FILE - In this Jan. 6, 2016, file photo, Washington Redskins offensive tackle Trent Williams (71) leaves the field with teammates Ty Nsekhe (79), Morgan Moses (76), and Austin Reiter (62), at the end of a team practice at Redskins Park in Ashburn, Va. Wil
Manuel Balce Ceneta, File
August 23, 2016

ASHBURN, Va. (AP) Trent Williams got several of his fellow Washington Redskins offensive linemen to fly to Texas during the offseason. His pitch was pretty good.

Williams wants to harken back to the days of the Redskins' famous ''Hogs'' - the offensive linemen of the 1980s and early 1990s who paved the way to three Super Bowls. Williams has branded the 2016 Washington line as ''Hogs 2.0,'' complete with shirts, hats and the mentality that the group will follow the footsteps of Russ Grimm and Joe Jacoby.

The four-time Pro Bowl left tackle hosted a three-day workout at a training facility in Houston attended by starters Morgan Moses, Spencer Long and 10 other linemen. Williams debated the ''Hogs 2.0'' name because he didn't want to add extra pressure, but the goal of the workout was to set a goal for a work ethic.

''Not putting the expectation that we plan on being the Hogs, but we're just showing that respect that we want to play like them and we admire them and we know that's the standard,'' Williams said during the team's training camp in Richmond, Virginia. ''I didn't want to just bring a bunch of guys together to come and hang out and have beers or whatnot. I told them before they came we were going to work pretty hard. You can't get in shape in three days, but we were going to put it to the test, see where everybody was, and we were going to (enhance) fellowship at night over dinner.''

Offensive line coach Bill Callahan sees the benefit as twofold: not only did Williams put younger, less experienced linemen through drills and help them with fundamentals, but the group got to bond. For all the extra work Callahan puts linemen through after practices, there's already the buy-in for voluntarily going to Williams' event, and the memories from going through it.

Williams said that made the players closer as a group.

''We put the hard work in the bank,'' the 28-year-old offensive line leader said. ''We did it together. We can go in the locker room and sit and talk about how hard it was to get through it.''

The workouts took place at O Athletik, a new facility Williams owns along with Minnesota Vikings running back Adrian Peterson and others. According to the Houston Chronicle, O Athletik includes a boxing gym, sand pit, indoor artificial turf, a steep man-made hill and underwater treadmills.

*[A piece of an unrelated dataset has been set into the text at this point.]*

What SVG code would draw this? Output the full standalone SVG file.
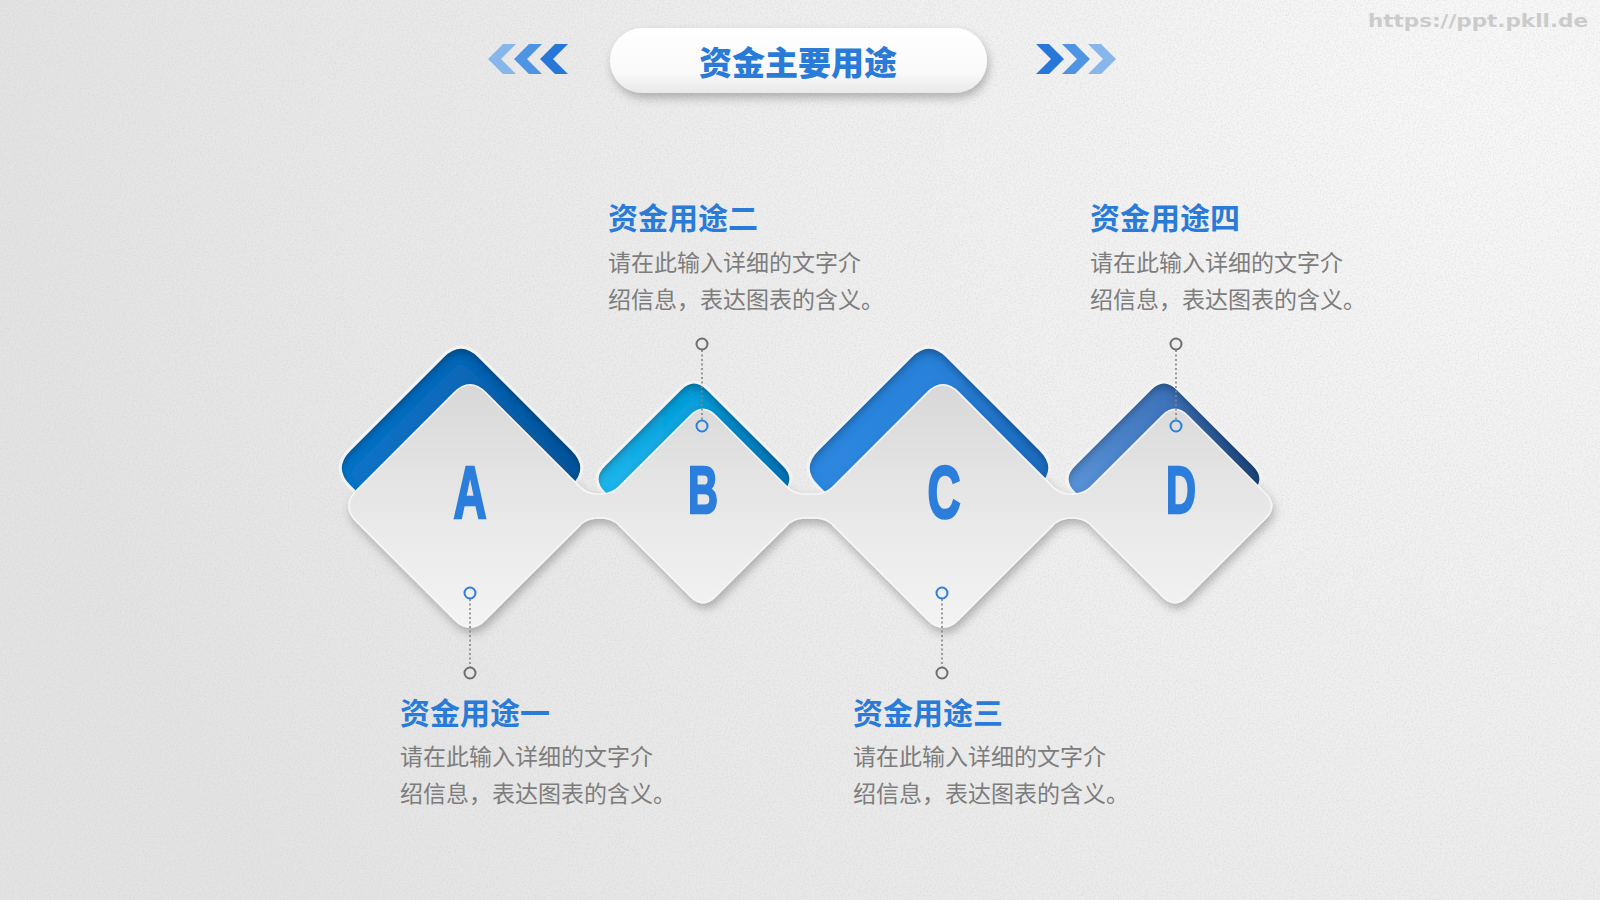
<svg xmlns="http://www.w3.org/2000/svg" xmlns:xlink="http://www.w3.org/1999/xlink" width="1600" height="900" viewBox="0 0 1600 900">
<style>
.h{font-family:"Noto Sans CJK SC","Noto Sans",sans-serif;font-weight:700;font-size:30px;fill:#2a7bd8}
.b{font-family:"Noto Sans CJK SC","Noto Sans",sans-serif;font-weight:400;font-size:23px;fill:#7d7d7d}
.L{font-family:"Liberation Sans",Arial,sans-serif;font-weight:700;fill:#2b7edb;stroke:#2b7edb;stroke-width:2.5;text-anchor:middle}
.dot{stroke:#858585;stroke-width:1.6;stroke-dasharray:2 2.5;fill:none}
.cb{fill:none;stroke:#2b7edb;stroke-width:2}
.cg{fill:none;stroke:#6e6e6e;stroke-width:2}
.rim{fill:none;stroke:#f3f3f3;stroke-width:3}
</style>
<defs>
<radialGradient id="bg" cx="1500" cy="40" r="1500" gradientUnits="userSpaceOnUse">
<stop offset="0" stop-color="#f8f8f8"/><stop offset="1" stop-color="#e3e3e3"/>
</radialGradient>
<filter id="noise" x="0" y="0" width="100%" height="100%">
<feTurbulence type="fractalNoise" baseFrequency="0.6" numOctaves="2" seed="3"/>
<feColorMatrix type="matrix" values="0 0 0 0 0.6 0 0 0 0 0.6 0 0 0 0 0.6 0.8 0 0 0 -0.33"/>
</filter>
<linearGradient id="pill" x1="0" y1="0" x2="0" y2="1">
<stop offset="0" stop-color="#ffffff"/><stop offset="0.7" stop-color="#f9f9f9"/><stop offset="1" stop-color="#e9e9e9"/>
</linearGradient>
<filter id="ds" x="-10%" y="-20%" width="120%" height="150%">
<feDropShadow dx="2" dy="5" stdDeviation="5" flood-color="#000" flood-opacity="0.26"/>
</filter>
<filter id="inset" x="-10%" y="-10%" width="120%" height="120%">
<feFlood flood-color="#001a40" flood-opacity="0.6" result="f"/>
<feComposite in="f" in2="SourceAlpha" operator="out" result="o"/>
<feGaussianBlur in="o" stdDeviation="5" result="b"/>
<feOffset in="b" dx="0" dy="6" result="bo"/>
<feComposite in="bo" in2="SourceAlpha" operator="in" result="s"/>
<feMerge><feMergeNode in="SourceGraphic"/><feMergeNode in="s"/></feMerge>
</filter>
<linearGradient id="white" x1="0" y1="377" x2="0" y2="635" gradientUnits="userSpaceOnUse">
<stop offset="0" stop-color="#d7d7d7"/><stop offset="0.55" stop-color="#e9e9e9"/><stop offset="1" stop-color="#f4f4f4"/>
</linearGradient>
<linearGradient id="gA" x1="0" y1="0" x2="1" y2="0">
<stop offset="0" stop-color="#0e74c8"/><stop offset="0.5" stop-color="#0a67b8"/><stop offset="1" stop-color="#08559c"/>
</linearGradient>
<linearGradient id="gB" x1="0" y1="0" x2="1" y2="0">
<stop offset="0" stop-color="#22b8ee"/><stop offset="0.5" stop-color="#0a9edb"/><stop offset="1" stop-color="#0a78bd"/>
</linearGradient>
<linearGradient id="gC" x1="0" y1="0" x2="1" y2="0">
<stop offset="0" stop-color="#2d88e0"/><stop offset="0.6" stop-color="#2a80d8"/><stop offset="1" stop-color="#1f6cc0"/>
</linearGradient>
<linearGradient id="gD" x1="0" y1="0" x2="1" y2="0">
<stop offset="0" stop-color="#5a94d8"/><stop offset="0.5" stop-color="#3f74bc"/><stop offset="1" stop-color="#22497e"/>
</linearGradient>
<path id="hA" d="M349.4,449.6 L442.6,356.4 Q461,338 479.4,356.4 L572.6,449.6 Q591,468 572.6,486.4 L479.4,579.6 Q461,598 442.6,579.6 L349.4,486.4 Q331,468 349.4,449.6 Z"/>
<path id="hB" d="M604.1,464.9 L679.9,389.1 Q694,375 708.1,389.1 L783.9,464.9 Q798,479 783.9,493.1 L708.1,568.9 Q694,583 679.9,568.9 L604.1,493.1 Q590,479 604.1,464.9 Z"/>
<path id="hC" d="M817.4,449.6 L910.6,356.4 Q929,338 947.4,356.4 L1040.6,449.6 Q1059,468 1040.6,486.4 L947.4,579.6 Q929,598 910.6,579.6 L817.4,486.4 Q799,468 817.4,449.6 Z"/>
<path id="hD" d="M1074.1,464.9 L1149.9,389.1 Q1164,375 1178.1,389.1 L1253.9,464.9 Q1268,479 1253.9,493.1 L1178.1,568.9 Q1164,583 1149.9,568.9 L1074.1,493.1 Q1060,479 1074.1,464.9 Z"/>
</defs>

<rect width="1600" height="900" fill="url(#bg)"/>
<rect width="1600" height="900" filter="url(#noise)"/>

<text x="1588" y="27" text-anchor="end" font-family="'DejaVu Sans',sans-serif" font-weight="700" font-size="18" fill="#cbcbcb" textLength="220" lengthAdjust="spacingAndGlyphs">https://ppt.pkll.de</text>

<g id="title">
<rect x="610" y="28" width="377" height="65" rx="32.5" fill="url(#pill)" filter="url(#ds)"/>
<text x="798" y="75" text-anchor="middle" font-family="'Noto Sans CJK SC',sans-serif" font-weight="900" font-size="33" fill="#2a7bd8">资金主要用途</text>
<polygon points="488,59 503,44 516,44 501,59 516,74 503,74" fill="#86b6ec"/>
<polygon points="514,59 529,44 542,44 527,59 542,74 529,74" fill="#4f93e3"/>
<polygon points="540,59 555,44 568,44 553,59 568,74 555,74" fill="#2677d8"/>
<polygon points="1036,44 1049,44 1064,59 1049,74 1036,74 1051,59" fill="#2677d8"/>
<polygon points="1062,44 1075,44 1090,59 1075,74 1062,74 1077,59" fill="#4f93e3"/>
<polygon points="1088,44 1101,44 1116,59 1101,74 1088,74 1103,59" fill="#86b6ec"/>
</g>

<g id="cutouts">
<g id="cutout-A"><use xlink:href="#hA" fill="url(#gA)" filter="url(#inset)"/><use xlink:href="#hA" class="rim"/></g>
<g id="cutout-B"><use xlink:href="#hB" fill="url(#gB)" filter="url(#inset)"/><use xlink:href="#hB" class="rim"/></g>
<g id="cutout-C"><use xlink:href="#hC" fill="url(#gC)" filter="url(#inset)"/><use xlink:href="#hC" class="rim"/></g>
<g id="cutout-D"><use xlink:href="#hD" fill="url(#gD)" filter="url(#inset)"/><use xlink:href="#hD" class="rim"/></g>
</g>

<g id="base">
<path fill="url(#white)" stroke="#f7f7f7" stroke-width="1.5" filter="url(#ds)" d="M356.6,490.4 L454.4,392.6 Q470,377 485.6,392.6 L579.9,486.9 Q587,494 597,494 L602,494 Q612,494 619.1,486.9 L690.3,415.7 Q703,403 715.7,415.7 L786.9,486.9 Q794,494 804,494 L816,494 Q826,494 833.1,486.9 L927.4,392.6 Q943,377 958.6,392.6 L1052.9,486.9 Q1060,494 1070,494 L1074,494 Q1084,494 1091.1,486.9 L1162.3,415.7 Q1175,403 1187.7,415.7 L1265.3,493.3 Q1278,506 1265.3,518.7 L1187.7,596.3 Q1175,609 1162.3,596.3 L1091.1,525.1 Q1084,518 1074,518 L1070,518 Q1060,518 1052.9,525.1 L958.6,619.4 Q943,635 927.4,619.4 L833.1,525.1 Q826,518 816,518 L804,518 Q794,518 786.9,525.1 L715.7,596.3 Q703,609 690.3,596.3 L619.1,525.1 Q612,518 602,518 L597,518 Q587,518 579.9,525.1 L485.6,619.4 Q470,635 454.4,619.4 L356.6,521.6 Q341,506 356.6,490.4 Z"/>
</g>

<g id="node-A">
<text class="L" font-size="74" transform="translate(470,518) scale(0.62,1)">A</text>
<text class="h" x="400" y="724">资金用途一</text>
<text class="b" x="400" y="765">请在此输入详细的文字介</text>
<text class="b" x="400" y="802">绍信息，表达图表的含义。</text>
</g>
<g id="node-B">
<text class="L" font-size="67" transform="translate(703,513) scale(0.62,1)">B</text>
<text class="h" x="608" y="229">资金用途二</text>
<text class="b" x="608" y="271">请在此输入详细的文字介</text>
<text class="b" x="608" y="308">绍信息，表达图表的含义。</text>
</g>
<g id="node-C">
<text class="L" font-size="74" transform="translate(944,518) scale(0.62,1)">C</text>
<text class="h" x="853" y="724">资金用途三</text>
<text class="b" x="853" y="765">请在此输入详细的文字介</text>
<text class="b" x="853" y="802">绍信息，表达图表的含义。</text>
</g>
<g id="node-D">
<text class="L" font-size="67" transform="translate(1181,513) scale(0.62,1)">D</text>
<text class="h" x="1090" y="229">资金用途四</text>
<text class="b" x="1090" y="271">请在此输入详细的文字介</text>
<text class="b" x="1090" y="308">绍信息，表达图表的含义。</text>
</g>

<g id="connectors">
<line class="dot" x1="470" y1="599" x2="470" y2="667"/>
<circle class="cb" cx="470" cy="593" r="5.5"/>
<circle class="cg" cx="470" cy="673" r="5.5"/>
<line class="dot" x1="702" y1="350" x2="702" y2="420"/>
<circle class="cg" cx="702" cy="344" r="5.5"/>
<circle class="cb" cx="702" cy="426" r="5.5"/>
<line class="dot" x1="942" y1="599" x2="942" y2="667"/>
<circle class="cb" cx="942" cy="593" r="5.5"/>
<circle class="cg" cx="942" cy="673" r="5.5"/>
<line class="dot" x1="1176" y1="350" x2="1176" y2="420"/>
<circle class="cg" cx="1176" cy="344" r="5.5"/>
<circle class="cb" cx="1176" cy="426" r="5.5"/>
</g>
</svg>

''The workouts were really challenging and that helps when you have to rely on each other to push each other through that kind of stuff as an offensive line, because that's what we do in games,'' said Long, who's competing with Shawn Lauvao to start at left guard.

Tight end Niles Paul didn't attend this specific workout but said he threw up after Williams put him through the rigors before. He has noticed a marked improvement in the offensive line over the years, with Williams as the guiding force.

Williams, entering his seventh NFL season, sees strides in his teammates even since last year. He missed the first two preseason games with a sore right knee and liked what he saw from backup Ty Nsehke.

''He definitely got a lot better over the offseason,'' Williams said Monday. ''I think if you watch him closely you can see the improvements. It's glaring. It (isn't) anything you would have to search hard for. That's just a good credit to Ty and the coaching and how he's received the coaching.''

And it's a credit to Williams, who has taken a leadership role for the Redskins as a whole, not just on the offensive line. Kirk Cousins carries some of that now as the starting quarterback, but Williams has the seniority and the long-term track record as an elite performer.

''Trent's one of the guys in the locker room that people gravitate to,'' Paul said. ''He's probably the most respected guy in the locker room. His leadership is important out here, and to have him step up and say, `Hogs 2.0,' that's a big thing, that's a big deal and he means that.''

NOTES: Coach Jay Gruden said Tuesday he has a ''total expectation'' rookie WR Josh Doctson will be ready for Week 1 against the Steelers. Doctson still hasn't practiced with the team because of an Achilles tendon injury. ... Gruden said WR Jamison Crowder hurt his knee in the second preseason game against the Jets and doesn't know if he'll be ready to play Friday against Buffalo.